== Exercise brief ==
Set down the data below from its first line to the line holding "0.0290, 0.0298, 0.0301, 0.0299, 0.0288, 0.0273, 0.0203]", inclusive; omit all pictures.

### Data excerpt

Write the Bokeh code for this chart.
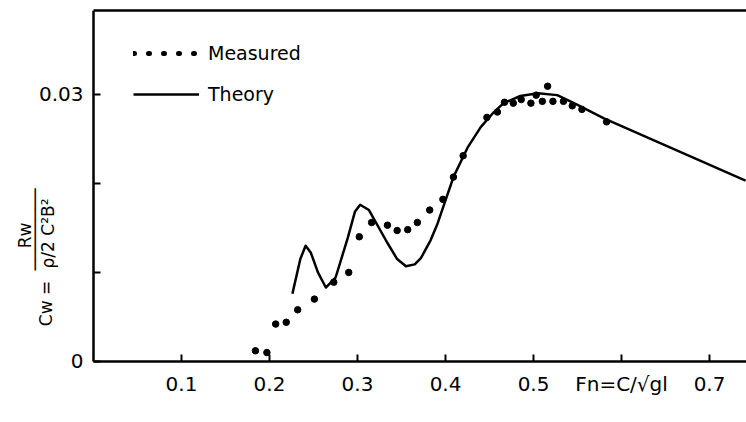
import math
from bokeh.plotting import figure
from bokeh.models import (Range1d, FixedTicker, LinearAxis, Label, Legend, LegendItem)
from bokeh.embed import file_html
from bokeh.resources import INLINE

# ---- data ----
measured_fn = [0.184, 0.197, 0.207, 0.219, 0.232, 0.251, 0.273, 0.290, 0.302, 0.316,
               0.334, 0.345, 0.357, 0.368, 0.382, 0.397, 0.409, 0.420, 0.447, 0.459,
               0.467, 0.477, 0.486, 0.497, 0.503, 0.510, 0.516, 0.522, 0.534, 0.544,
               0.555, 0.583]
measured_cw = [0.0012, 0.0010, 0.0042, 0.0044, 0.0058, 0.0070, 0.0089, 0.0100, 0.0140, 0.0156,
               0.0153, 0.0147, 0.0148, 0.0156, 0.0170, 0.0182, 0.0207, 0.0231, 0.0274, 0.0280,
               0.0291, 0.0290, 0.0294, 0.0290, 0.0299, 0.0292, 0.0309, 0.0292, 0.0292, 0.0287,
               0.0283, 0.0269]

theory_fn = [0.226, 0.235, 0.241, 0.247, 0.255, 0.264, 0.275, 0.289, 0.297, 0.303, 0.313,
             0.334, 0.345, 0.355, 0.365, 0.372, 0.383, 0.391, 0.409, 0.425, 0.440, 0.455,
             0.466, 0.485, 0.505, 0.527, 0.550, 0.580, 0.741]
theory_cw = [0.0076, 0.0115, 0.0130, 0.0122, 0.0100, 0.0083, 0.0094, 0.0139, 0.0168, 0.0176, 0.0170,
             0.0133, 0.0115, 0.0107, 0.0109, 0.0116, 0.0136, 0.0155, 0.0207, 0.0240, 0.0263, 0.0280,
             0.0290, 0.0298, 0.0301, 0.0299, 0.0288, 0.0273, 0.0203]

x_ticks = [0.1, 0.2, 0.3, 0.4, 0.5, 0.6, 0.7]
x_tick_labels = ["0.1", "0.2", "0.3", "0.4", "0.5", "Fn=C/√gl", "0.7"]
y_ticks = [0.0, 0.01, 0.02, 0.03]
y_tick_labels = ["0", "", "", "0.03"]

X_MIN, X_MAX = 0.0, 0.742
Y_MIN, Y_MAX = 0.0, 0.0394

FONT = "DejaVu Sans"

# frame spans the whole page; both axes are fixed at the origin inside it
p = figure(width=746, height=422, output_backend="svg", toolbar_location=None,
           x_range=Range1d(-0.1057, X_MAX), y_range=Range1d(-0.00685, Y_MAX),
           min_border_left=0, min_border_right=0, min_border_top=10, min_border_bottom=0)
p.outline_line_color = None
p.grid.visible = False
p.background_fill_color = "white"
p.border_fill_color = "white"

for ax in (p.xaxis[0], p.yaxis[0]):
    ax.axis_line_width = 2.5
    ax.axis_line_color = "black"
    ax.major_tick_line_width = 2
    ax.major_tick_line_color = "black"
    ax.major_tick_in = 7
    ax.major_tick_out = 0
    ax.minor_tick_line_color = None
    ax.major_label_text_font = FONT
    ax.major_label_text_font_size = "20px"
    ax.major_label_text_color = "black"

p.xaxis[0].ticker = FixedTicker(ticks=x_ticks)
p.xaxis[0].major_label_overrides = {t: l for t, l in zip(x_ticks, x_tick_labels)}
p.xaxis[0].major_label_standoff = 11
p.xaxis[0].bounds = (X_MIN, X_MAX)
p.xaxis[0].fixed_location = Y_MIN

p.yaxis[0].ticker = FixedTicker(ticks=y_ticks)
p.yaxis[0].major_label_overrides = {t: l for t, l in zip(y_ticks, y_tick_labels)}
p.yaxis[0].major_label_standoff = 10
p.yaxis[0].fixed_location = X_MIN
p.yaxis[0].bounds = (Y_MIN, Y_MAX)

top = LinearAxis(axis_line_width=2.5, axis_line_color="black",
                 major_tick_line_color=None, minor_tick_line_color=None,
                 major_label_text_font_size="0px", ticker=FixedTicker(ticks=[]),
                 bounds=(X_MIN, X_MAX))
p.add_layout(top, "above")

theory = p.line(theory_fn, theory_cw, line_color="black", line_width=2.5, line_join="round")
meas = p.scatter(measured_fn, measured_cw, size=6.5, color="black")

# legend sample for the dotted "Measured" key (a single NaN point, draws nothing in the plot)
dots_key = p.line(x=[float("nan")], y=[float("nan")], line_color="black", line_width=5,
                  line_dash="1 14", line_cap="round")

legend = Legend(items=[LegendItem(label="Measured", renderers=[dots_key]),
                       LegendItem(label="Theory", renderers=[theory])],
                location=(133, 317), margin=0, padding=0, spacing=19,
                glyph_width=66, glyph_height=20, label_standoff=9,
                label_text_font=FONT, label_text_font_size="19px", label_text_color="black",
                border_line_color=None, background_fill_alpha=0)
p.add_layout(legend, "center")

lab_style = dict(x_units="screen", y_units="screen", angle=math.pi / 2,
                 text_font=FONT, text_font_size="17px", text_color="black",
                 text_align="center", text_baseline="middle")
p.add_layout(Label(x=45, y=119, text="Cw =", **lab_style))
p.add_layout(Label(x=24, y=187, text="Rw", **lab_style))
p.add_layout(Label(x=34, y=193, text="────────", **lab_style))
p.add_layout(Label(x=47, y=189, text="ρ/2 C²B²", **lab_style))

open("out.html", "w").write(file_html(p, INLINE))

######

== Full solution ==
Write the Bokeh code for this chart.
import math
from bokeh.plotting import figure
from bokeh.models import (Range1d, FixedTicker, LinearAxis, Label, Legend, LegendItem)
from bokeh.embed import file_html
from bokeh.resources import INLINE

# ---- data ----
measured_fn = [0.184, 0.197, 0.207, 0.219, 0.232, 0.251, 0.273, 0.290, 0.302, 0.316,
               0.334, 0.345, 0.357, 0.368, 0.382, 0.397, 0.409, 0.420, 0.447, 0.459,
               0.467, 0.477, 0.486, 0.497, 0.503, 0.510, 0.516, 0.522, 0.534, 0.544,
               0.555, 0.583]
measured_cw = [0.0012, 0.0010, 0.0042, 0.0044, 0.0058, 0.0070, 0.0089, 0.0100, 0.0140, 0.0156,
               0.0153, 0.0147, 0.0148, 0.0156, 0.0170, 0.0182, 0.0207, 0.0231, 0.0274, 0.0280,
               0.0291, 0.0290, 0.0294, 0.0290, 0.0299, 0.0292, 0.0309, 0.0292, 0.0292, 0.0287,
               0.0283, 0.0269]

theory_fn = [0.226, 0.235, 0.241, 0.247, 0.255, 0.264, 0.275, 0.289, 0.297, 0.303, 0.313,
             0.334, 0.345, 0.355, 0.365, 0.372, 0.383, 0.391, 0.409, 0.425, 0.440, 0.455,
             0.466, 0.485, 0.505, 0.527, 0.550, 0.580, 0.741]
theory_cw = [0.0076, 0.0115, 0.0130, 0.0122, 0.0100, 0.0083, 0.0094, 0.0139, 0.0168, 0.0176, 0.0170,
             0.0133, 0.0115, 0.0107, 0.0109, 0.0116, 0.0136, 0.0155, 0.0207, 0.0240, 0.0263, 0.0280,
             0.0290, 0.0298, 0.0301, 0.0299, 0.0288, 0.0273, 0.0203]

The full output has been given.